Crypto Regulation: Balancing Innovation with Security

As cryptocurrencies continue to reshape the financial landscape, regulation has become a critical topic of global discussion.

Why regulation is necessary:

1. Consumer protection – Many investors have faced losses due to scams and unregulated exchanges. Regulation can enforce transparency and accountability.

2. Market stability – Rules can help reduce extreme volatility and market manipulation.

3. Anti-Money Laundering (AML) compliance – Crypto can be used for illicit activities. Regulations like KYC (Know Your Customer) are vital for tracking and transparency.

4. Legal clarity – A clear regulatory framework encourages responsible innovation and builds trust among institutional investors.
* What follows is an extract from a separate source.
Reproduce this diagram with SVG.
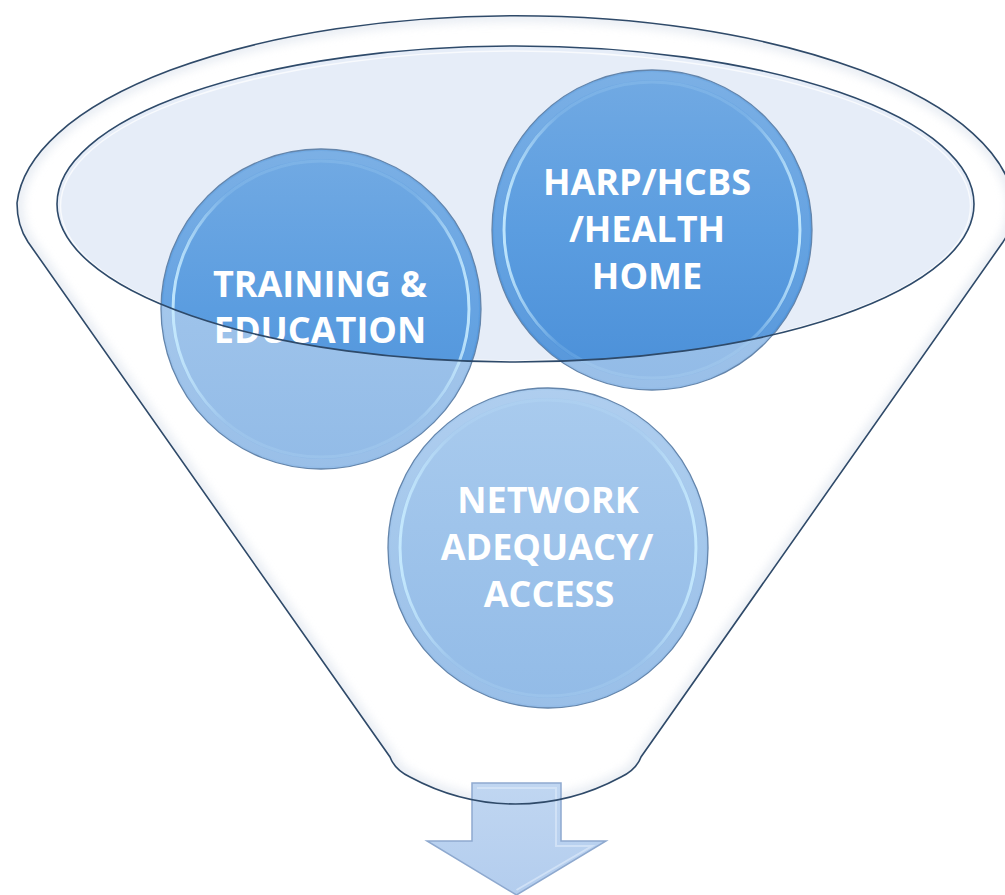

Challenges in regulating crypto:

* Decentralization: With no central authority, applying traditional laws is complex.

* Global nature: Crypto operates across borders, but regulations vary by country.

* Innovation risk: Overregulation can stifle technological advancement.
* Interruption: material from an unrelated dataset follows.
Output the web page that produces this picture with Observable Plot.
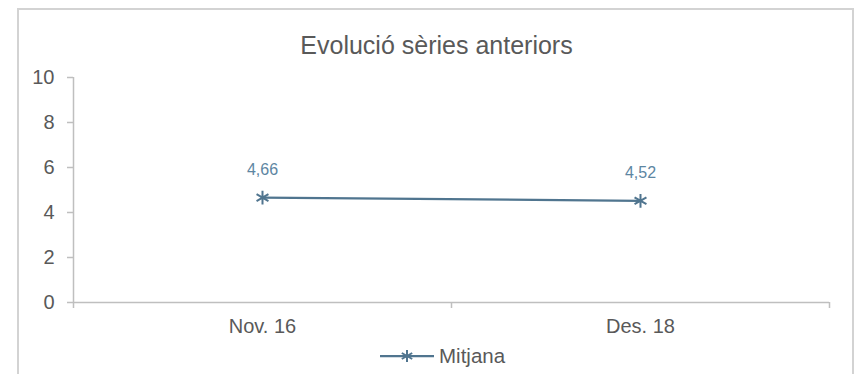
<!DOCTYPE html>
<html>
<head>
<meta charset="utf-8">
<script src="https://cdn.jsdelivr.net/npm/d3@7"></script>
<script src="https://cdn.jsdelivr.net/npm/@observablehq/plot@0.6"></script>
<style>
  html, body { margin: 0; padding: 0; background: #fff; }
  #wrap { position: relative; width: 860px; height: 374px; overflow: hidden; font-family: "Liberation Sans", Arial, sans-serif; }
  #frame { position: absolute; left: 17px; top: 8px; width: 837px; height: 400px; border: 2px solid #d3d3d3; box-sizing: border-box; }
  #title { position: absolute; left: 17px; width: 839px; top: 29px; line-height: 32px; text-align: center; font-size: 25px; color: #595959; }
  #chart { position: absolute; left: 0; top: 0; }
  #legend { position: absolute; top: 343px; left: 380px; height: 26px; display: flex; align-items: center; font-size: 20.5px; color: #595959; }
  #legend svg { display: block; margin-right: 5px; }
</style>
</head>
<body>
<div id="wrap">
  <div id="frame"></div>
  <div id="chart"></div>
  <div id="title"></div>
  <div id="legend"></div>
</div>
<script>
const title = "Evolució sèries anteriors";
const categories = ["Nov. 16", "Des. 18"];
const values = [4.66, 4.52];
const seriesName = "Mitjana";
const yTicks = [0, 2, 4, 6, 8, 10];

const lineColor = "#50758f";
const labelColor = "#5d86a2";
const axisColor = "#bfbfbf";
const textColor = "#595959";

const fmt = v => v.toFixed(2).replace(".", ",");
const data = categories.map((c, i) => ({pos: i + 0.5, cat: c, v: values[i], label: fmt(values[i])}));

document.getElementById("title").textContent = title;

const chart = Plot.plot({
  width: 860,
  height: 374,
  marginLeft: 73,
  marginRight: 31,
  marginTop: 77,
  marginBottom: 72,
  style: {fontFamily: '"Liberation Sans", Arial, sans-serif', color: textColor, background: "transparent", overflow: "visible"},
  x: {domain: [0, categories.length], axis: null},
  y: {domain: [0, 10], axis: null},
  marks: [
    Plot.ruleX([0], {stroke: axisColor, strokeWidth: 1.5}),
    Plot.ruleY([0], {stroke: axisColor, strokeWidth: 1.5}),
    Plot.axisX({ticks: d3.range(categories.length + 1), tickSize: 6, tickFormat: () => "", label: null, stroke: axisColor, strokeWidth: 1.5}),
    Plot.axisX({ticks: data.map(d => d.pos), tickSize: 0, tickPadding: 16, tickFormat: d => categories[Math.floor(d)], label: null, fontSize: 20, fill: textColor}),
    Plot.axisY({ticks: yTicks, tickSize: 6, tickPadding: 13, fontSize: 20, label: null, stroke: axisColor, strokeWidth: 1.5, fill: textColor}),
    Plot.line(data, {x: "pos", y: "v", stroke: lineColor, strokeWidth: 2.25}),
    Plot.dot(data, {x: "pos", y: "v", symbol: "asterisk", r: 6.5, stroke: lineColor, strokeWidth: 2}),
    Plot.text(data, {x: "pos", y: "v", text: "label", dy: -28, fill: labelColor, fontSize: 16})
  ]
});
document.getElementById("chart").appendChild(chart);

// legend
const leg = document.getElementById("legend");
const ns = "http://www.w3.org/2000/svg";
const s = document.createElementNS(ns, "svg");
s.setAttribute("width", 54); s.setAttribute("height", 26);
const sym = d3.select(s);
sym.append("line").attr("x1", 0).attr("x2", 54).attr("y1", 13).attr("y2", 13).attr("stroke", lineColor).attr("stroke-width", 2.25);
const r = 6;
const sx = r * Math.sqrt(3) / 2;
sym.append("path").attr("transform", "translate(27,13)")
  .attr("d", `M0,${-r}L0,${r}M${-sx},${-r/2}L${sx},${r/2}M${-sx},${r/2}L${sx},${-r/2}`)
  .attr("stroke", lineColor).attr("stroke-width", 2).attr("fill", "none");
leg.appendChild(s);
const lt = document.createElement("span");
lt.textContent = seriesName;
leg.appendChild(lt);
</script>
</body>
</html>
Examples of global approaches:

* US: Divided stance – the SEC treats some tokens as securities; ongoing court cases are shaping the landscape.
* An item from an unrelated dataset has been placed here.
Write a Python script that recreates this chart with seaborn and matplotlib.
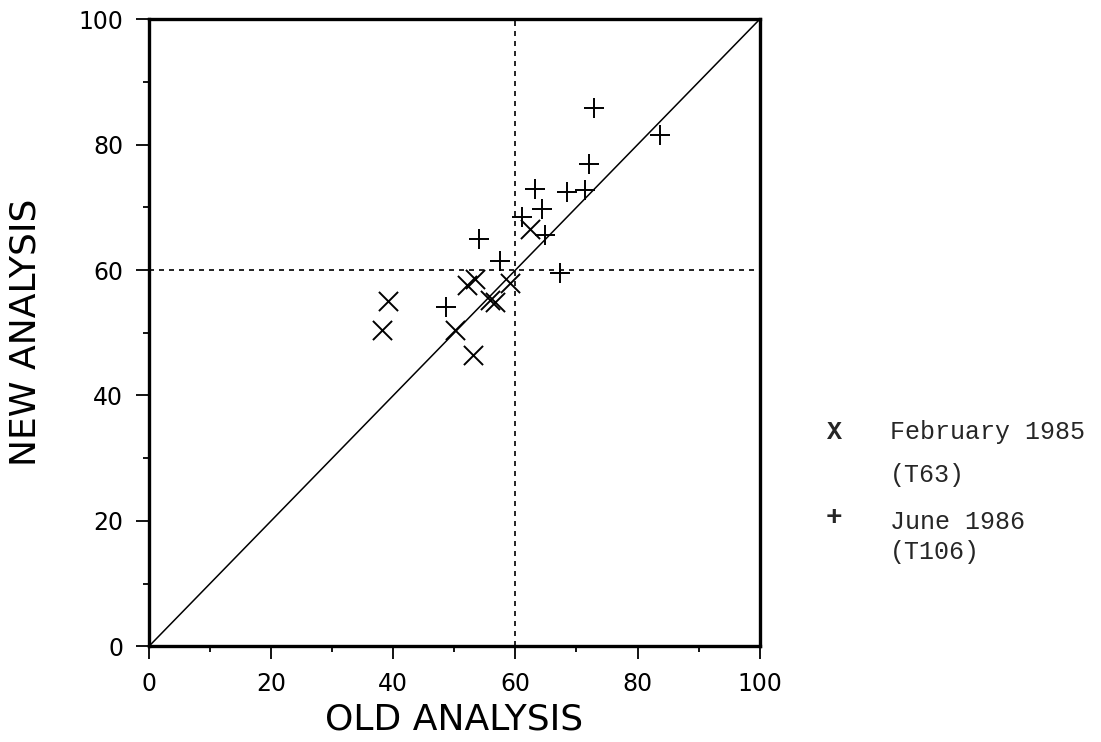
import pandas as pd
import matplotlib
matplotlib.use("Agg")
import matplotlib.pyplot as plt
import seaborn as sns

# Data
feb_old = [38.1, 39.2, 50.1, 53.1, 52.0, 53.4, 55.8, 56.6, 59.1, 62.4]
feb_new = [50.5, 55.0, 50.4, 46.4, 57.6, 58.5, 55.2, 54.9, 57.9, 66.5]

jun_old = [72.9, 83.6, 72.0, 63.2, 68.4, 71.4, 64.3, 61.1, 64.9, 54.0, 57.4, 67.3, 48.7]
jun_new = [85.9, 81.5, 76.9, 73.0, 72.5, 72.8, 69.8, 68.5, 65.6, 64.9, 61.4, 59.6, 54.1]

ticks = [0, 20, 40, 60, 80, 100]
minor_ticks = [10, 30, 50, 70, 90]

feb = pd.DataFrame({"old": feb_old, "new": feb_new})
jun = pd.DataFrame({"old": jun_old, "new": jun_new})

sns.set_style("ticks")
plt.rcParams["font.family"] = ["DejaVu Sans"]

fig = plt.figure(figsize=(11.01, 7.42), dpi=100)
ax = fig.add_axes([0.1353, 0.129, 0.5547, 0.845])

# reference lines
ax.plot([0, 100], [0, 100], color="black", lw=1.1)
ax.axvline(60, color="black", lw=1.2, ls=(0, (3, 3)))
ax.axhline(60, color="black", lw=1.2, ls=(0, (3, 3)))

sns.scatterplot(data=feb, x="old", y="new", marker="x", s=190, color="black",
                linewidth=1.4, ax=ax, zorder=3)
sns.scatterplot(data=jun, x="old", y="new", marker="+", s=190, color="black",
                linewidth=1.4, ax=ax, zorder=3)

ax.set_xlim(0, 100)
ax.set_ylim(0, 100)
ax.set_xticks(ticks)
ax.set_yticks(ticks)
ax.set_xticks(minor_ticks, minor=True)
ax.set_yticks(minor_ticks, minor=True)
ax.tick_params(which="major", direction="out", length=9.5, width=1.3,
               labelsize=17, pad=9, color="black", labelcolor="black")
ax.tick_params(which="minor", direction="out", length=4, width=1.3, color="black")
for sp in ax.spines.values():
    sp.set_visible(True)
    sp.set_linewidth(2.4)
    sp.set_color("black")

ax.set_xlabel("OLD ANALYSIS", fontsize=26, labelpad=5, color="black")
ax.set_ylabel("NEW ANALYSIS", fontsize=26, labelpad=26, color="black")

# legend written as text, like the original
mono = ["Liberation Mono", "DejaVu Sans Mono"]
fs = 18
fig.text(0.758, 0.418, "X", family=mono, fontsize=fs, fontweight="bold",
         ha="center", va="center")
fig.text(0.808, 0.418, "February 1985", family=mono, fontsize=fs, va="center")
fig.text(0.808, 0.360, "(T63)", family=mono, fontsize=fs, va="center")
fig.text(0.757, 0.302, "+", family=mono, fontsize=fs + 2, fontweight="bold",
         ha="center", va="center")
fig.text(0.808, 0.2965, "June 1986", family=mono, fontsize=fs, va="center")
fig.text(0.808, 0.256, "(T106)", family=mono, fontsize=fs, va="center")

fig.savefig("out.png", dpi=100)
* EU: MiCA (Markets in Crypto-Assets Regulation) provides a unified framework for all member states.

* UAE & Singapore: Emerging as crypto-friendly hubs with clear, business-oriented regulations.

The future?

Effective crypto regulation must strike a balance: protecting users and maintaining market integrity—without choking innovation. Governments, developers, and the crypto community must collaborate to build a secure and inclusive financial future.